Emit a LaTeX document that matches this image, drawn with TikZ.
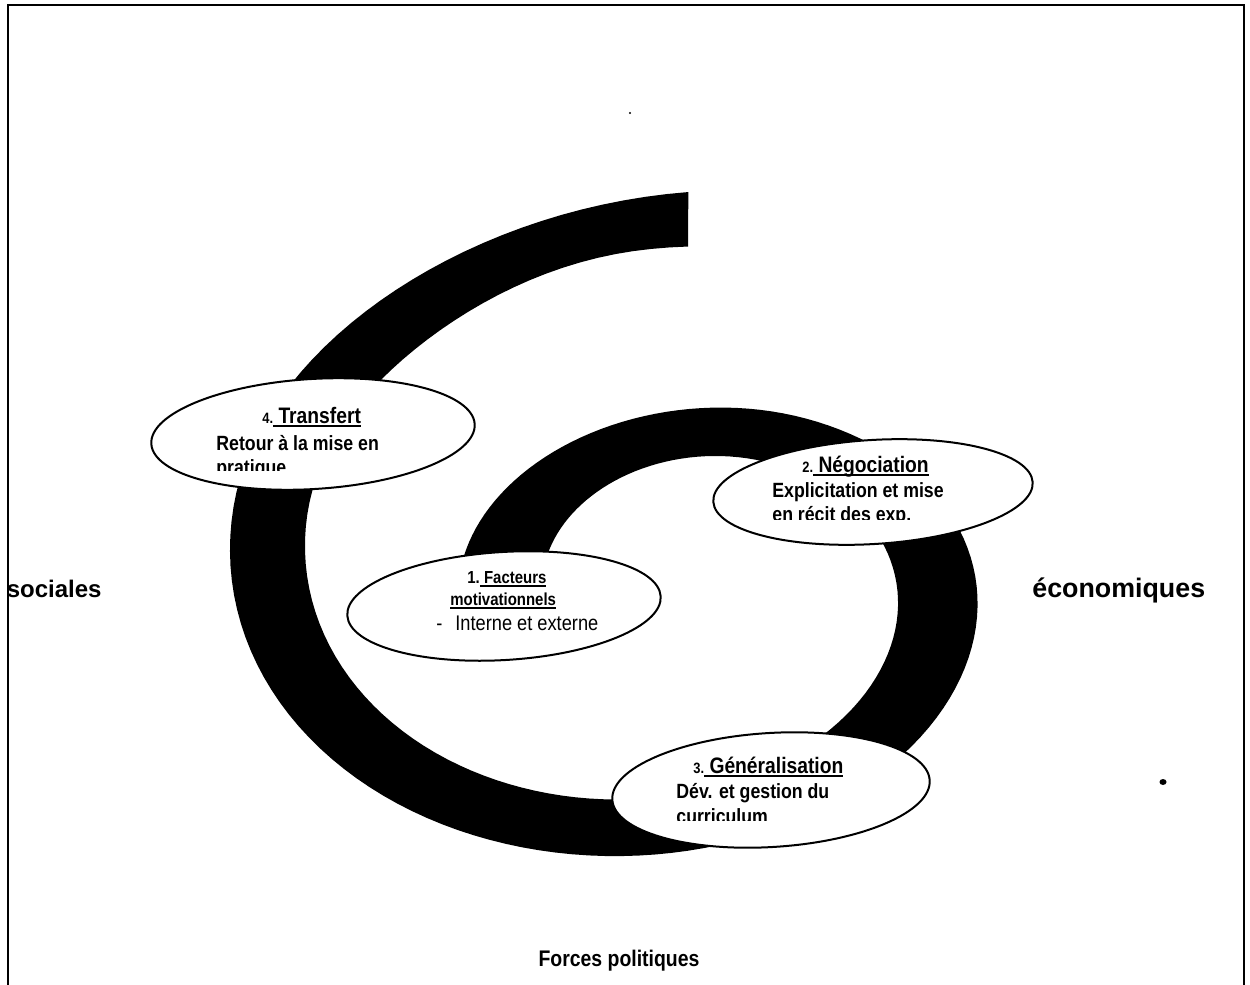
\documentclass[tikz,border=0pt]{standalone}
\usepackage{fontspec}
\setmainfont{Liberation Sans}
\newfontfamily\nar[FakeStretch=0.86]{Liberation Sans}
\usetikzlibrary{shapes.geometric}
\newcommand\myul[1]{\setbox0\hbox{#1}\rlap{\rule[-1.9pt]{\wd0}{0.8pt}}\box0}
\begin{document}
\begin{tikzpicture}[x=0.5pt,y=-0.5pt,
  bubble/.style={draw,line width=1pt,fill=white,ellipse,inner sep=0pt,rotate=3.5},
  ttl/.style={inner sep=0pt,anchor=base west,font=\nar\bfseries\fontsize{11.2}{13}\selectfont},
  body/.style={inner sep=0pt,anchor=base west,font=\nar\bfseries\fontsize{10.3}{12}\selectfont},
  side/.style={inner sep=0pt,font=\bfseries\fontsize{13}{15}\selectfont},
  small/.style={inner sep=0pt,anchor=base west,font=\nar\bfseries\fontsize{8.7}{10}\selectfont},
  plain/.style={inner sep=0pt,anchor=base west,font=\nar\fontsize{10.6}{12}\selectfont}
]
\useasboundingbox (0,0) rectangle (1250,985);
\fill[white] (0,0) rectangle (1250,985);
% frame
\draw[line width=1pt] (8,985) -- (8,5) -- (1244,5) -- (1244,985);
% spiral band
\fill[black]
  plot[domain=86.8:540, samples=180, variable=\t]
    ({661+(429.5-(\t-180)/180*115)*cos(\t)},
     {577.75-(384.75-(\t-90)/180*108.5)*sin(\t)
      +11*sin(180*min(1,max(0,(\t-86)/80)))
      +17*(max(0,\t-420)/75)*(max(0,\t-420)/75)})
  -- plot[domain=540:86.3, samples=180, variable=\t]
    ({661.25+(354.25-(\t-180)/180*120.5)*cos(\t)},
     {575.5-(327.5-(\t-90)/180*106)*sin(\t)
      +9*sin(180*min(1,max(0,(\t-92)/80)))*sin(180*min(1,max(0,(\t-92)/80)))
      +17*(max(0,\t-420)/75)*(max(0,\t-420)/75)})
  -- cycle;
% ellipses
\node[bubble,minimum width=162pt,minimum height=55pt] (e4) at (313,434) {};
\node[bubble,minimum width=160pt,minimum height=52pt] (e2) at (873,492) {};
\node[bubble,minimum width=157pt,minimum height=54pt] (e1) at (504,606) {};
\node[bubble,minimum width=159pt,minimum height=57pt] (e3) at (771,790) {};
% texts ellipse 4
\node[ttl] (t4) at (262,423) {{\fontsize{7.5}{9}\selectfont 4.}\myul{\ Transfert}};
\node[body] (b4a) at (216,450) {Retour à la mise en};
\begin{scope}
\clip (150,455) rectangle (400,470);
\node[body] (b4b) at (216,474) {pratique};
\end{scope}
% texts ellipse 2
\node[ttl] (t2) at (802,472) {{\fontsize{7.5}{9}\selectfont 2.}\myul{\ Négociation}};
\node[body] (b2a) at (772,497) {Explicitation et mise};
\begin{scope}
\clip (720,503) rectangle (1000,519);
\node[body] (b2b) at (772,521) {en récit des exp.};
\end{scope}
% texts ellipse 1
\node[small] (t1) at (467,583) {1.\myul{\ Facteurs}};
\node[small] (t1b) at (450,605) {\myul{motivationnels}};
\node[plain] (t1c) at (436,630) {-};
\node[plain] (t1d) at (455,630) {Interne et externe};
% texts ellipse 3
\node[ttl] (t3) at (693,773) {{\fontsize{7.5}{9}\selectfont 3.}\myul{\ Généralisation}};
\node[body] (b3a) at (676,798) {Dév. et gestion du};
\begin{scope}
\clip (620,803) rectangle (900,820);
\node[body] (b3b) at (676,823) {curriculum};
\end{scope}
% side labels
\node[side,anchor=base east,font=\bfseries\fontsize{12}{14}\selectfont] (soc) at (102,597) {sociales};
\node[side,anchor=base west,font=\bfseries\fontsize{13.4}{15}\selectfont] (eco) at (1032,597) {économiques};
\node[inner sep=0pt,anchor=base,font=\nar\bfseries\fontsize{11.3}{13}\selectfont] (pol) at (619,966) {Forces politiques};
% stray marks
\fill (630,113) circle (1.2);
\fill (1163,782) ellipse (3.5 and 3);
\end{tikzpicture}
\end{document}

Task requirements> Copy out the whole listing exactly, and don't carry over any pictures.

Right answer>
Emit a LaTeX document that matches this image, drawn with TikZ.
\documentclass[tikz,border=0pt]{standalone}
\usepackage{fontspec}
\setmainfont{Liberation Sans}
\newfontfamily\nar[FakeStretch=0.86]{Liberation Sans}
\usetikzlibrary{shapes.geometric}
\newcommand\myul[1]{\setbox0\hbox{#1}\rlap{\rule[-1.9pt]{\wd0}{0.8pt}}\box0}
\begin{document}
\begin{tikzpicture}[x=0.5pt,y=-0.5pt,
  bubble/.style={draw,line width=1pt,fill=white,ellipse,inner sep=0pt,rotate=3.5},
  ttl/.style={inner sep=0pt,anchor=base west,font=\nar\bfseries\fontsize{11.2}{13}\selectfont},
  body/.style={inner sep=0pt,anchor=base west,font=\nar\bfseries\fontsize{10.3}{12}\selectfont},
  side/.style={inner sep=0pt,font=\bfseries\fontsize{13}{15}\selectfont},
  small/.style={inner sep=0pt,anchor=base west,font=\nar\bfseries\fontsize{8.7}{10}\selectfont},
  plain/.style={inner sep=0pt,anchor=base west,font=\nar\fontsize{10.6}{12}\selectfont}
]
\useasboundingbox (0,0) rectangle (1250,985);
\fill[white] (0,0) rectangle (1250,985);
% frame
\draw[line width=1pt] (8,985) -- (8,5) -- (1244,5) -- (1244,985);
% spiral band
\fill[black]
  plot[domain=86.8:540, samples=180, variable=\t]
    ({661+(429.5-(\t-180)/180*115)*cos(\t)},
     {577.75-(384.75-(\t-90)/180*108.5)*sin(\t)
      +11*sin(180*min(1,max(0,(\t-86)/80)))
      +17*(max(0,\t-420)/75)*(max(0,\t-420)/75)})
  -- plot[domain=540:86.3, samples=180, variable=\t]
    ({661.25+(354.25-(\t-180)/180*120.5)*cos(\t)},
     {575.5-(327.5-(\t-90)/180*106)*sin(\t)
      +9*sin(180*min(1,max(0,(\t-92)/80)))*sin(180*min(1,max(0,(\t-92)/80)))
      +17*(max(0,\t-420)/75)*(max(0,\t-420)/75)})
  -- cycle;
% ellipses
\node[bubble,minimum width=162pt,minimum height=55pt] (e4) at (313,434) {};
\node[bubble,minimum width=160pt,minimum height=52pt] (e2) at (873,492) {};
\node[bubble,minimum width=157pt,minimum height=54pt] (e1) at (504,606) {};
\node[bubble,minimum width=159pt,minimum height=57pt] (e3) at (771,790) {};
% texts ellipse 4
\node[ttl] (t4) at (262,423) {{\fontsize{7.5}{9}\selectfont 4.}\myul{\ Transfert}};
\node[body] (b4a) at (216,450) {Retour à la mise en};
\begin{scope}
\clip (150,455) rectangle (400,470);
\node[body] (b4b) at (216,474) {pratique};
\end{scope}
% texts ellipse 2
\node[ttl] (t2) at (802,472) {{\fontsize{7.5}{9}\selectfont 2.}\myul{\ Négociation}};
\node[body] (b2a) at (772,497) {Explicitation et mise};
\begin{scope}
\clip (720,503) rectangle (1000,519);
\node[body] (b2b) at (772,521) {en récit des exp.};
\end{scope}
% texts ellipse 1
\node[small] (t1) at (467,583) {1.\myul{\ Facteurs}};
\node[small] (t1b) at (450,605) {\myul{motivationnels}};
\node[plain] (t1c) at (436,630) {-};
\node[plain] (t1d) at (455,630) {Interne et externe};
% texts ellipse 3
\node[ttl] (t3) at (693,773) {{\fontsize{7.5}{9}\selectfont 3.}\myul{\ Généralisation}};
\node[body] (b3a) at (676,798) {Dév. et gestion du};
\begin{scope}
\clip (620,803) rectangle (900,820);
\node[body] (b3b) at (676,823) {curriculum};
\end{scope}
% side labels
\node[side,anchor=base east,font=\bfseries\fontsize{12}{14}\selectfont] (soc) at (102,597) {sociales};
\node[side,anchor=base west,font=\bfseries\fontsize{13.4}{15}\selectfont] (eco) at (1032,597) {économiques};
\node[inner sep=0pt,anchor=base,font=\nar\bfseries\fontsize{11.3}{13}\selectfont] (pol) at (619,966) {Forces politiques};
% stray marks
\fill (630,113) circle (1.2);
\fill (1163,782) ellipse (3.5 and 3);
\end{tikzpicture}
\end{document}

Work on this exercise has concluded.